More than 7,000 passengers on the Airport Express and Tung Chung Line were delayed yesterday morning after a power fault slowed services on both lines.

Journeys to and from the airport, which should take 23 minutes, were lengthened by at least 30 minutes as travellers were stranded on trains after the fault occurred at about 9.50am.

Services were reduced to 20-minute intervals from the normal 10 minute-intervals while a shuttle bus service was provided to Chek Lap Kok.

The Mass Transit Railway Corporation (MTRC) initially blamed a signalling failure at Lai King station but said later that power supply equipment had failed. Services returned to normal at 11.30am.

Businessman Tony Chan Wai-kwan planned to use the Airport Express to take his daughter to Chek Lap Kok for a lunchtime flight to Chicago, but found trains were delayed when he arrived at Hong Kong station at 11am.

"We got on an airport bus and made it to Chek Lap Kok on time.
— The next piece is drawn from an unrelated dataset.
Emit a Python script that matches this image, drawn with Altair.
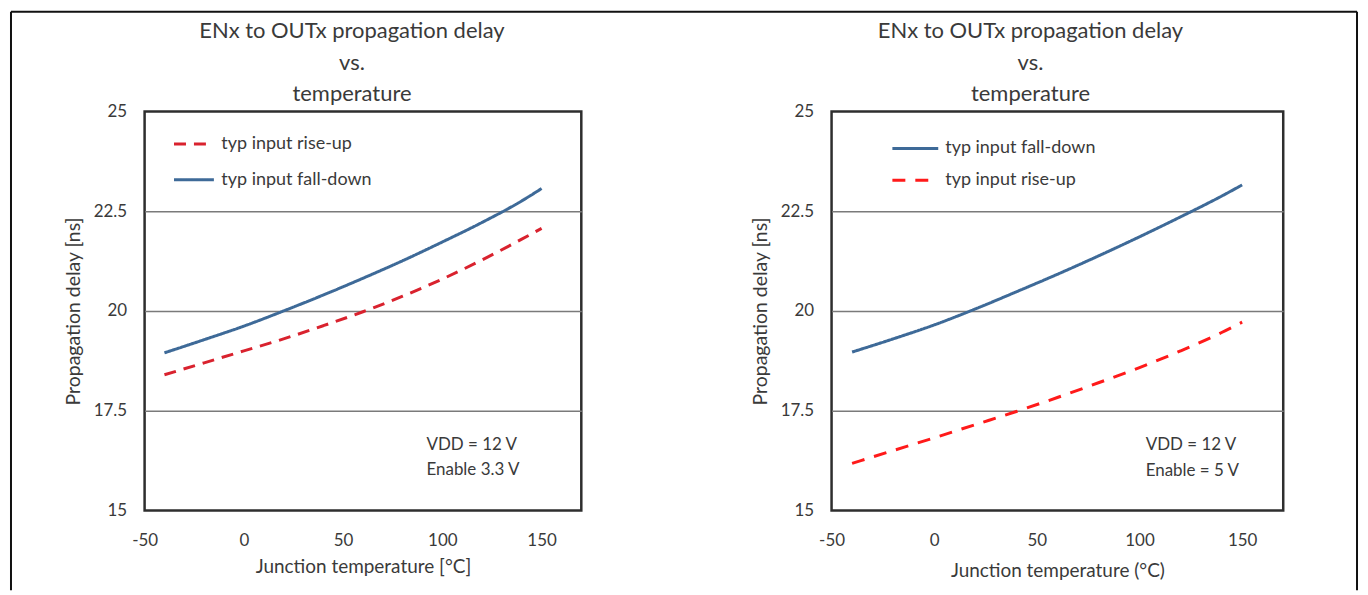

It was more comfortable than going by train."

Passengers at Tsing Yi on the Tung Chung Line platform had to wait for half an hour until an Airport Express train was diverted there.

"I don't understand why the services break down so often. Why did the train stop and crawl like that. I am very late for work now," said Irene Ho, a Tsing Yi resident stranded on a train.

"The company has prided itself on efficiency. But can we still believe what it says?"

Yesterday's incident was the eighth reported disruption to Airport Express trains since the service was launched in June last year.

An MTRC spokeswoman said affected passengers would not receive any compensation as services were maintained despite the delay.

The New Territories West Branch of the Democratic Party said it had received 37 complaints about the disruption.

It accused the company of failing to learn from past incidents and feared such disruptions would harm Hong Kong's international image.

"I went down to Tsing Yi station to see for myself. It was total chaos there," party executive Michael Tse Wai-ming said.

"I took a diverted Airport Express train, which travelled to Hong Kong Island at a snail's pace. I overheard some foreigners saying they would never take the service again."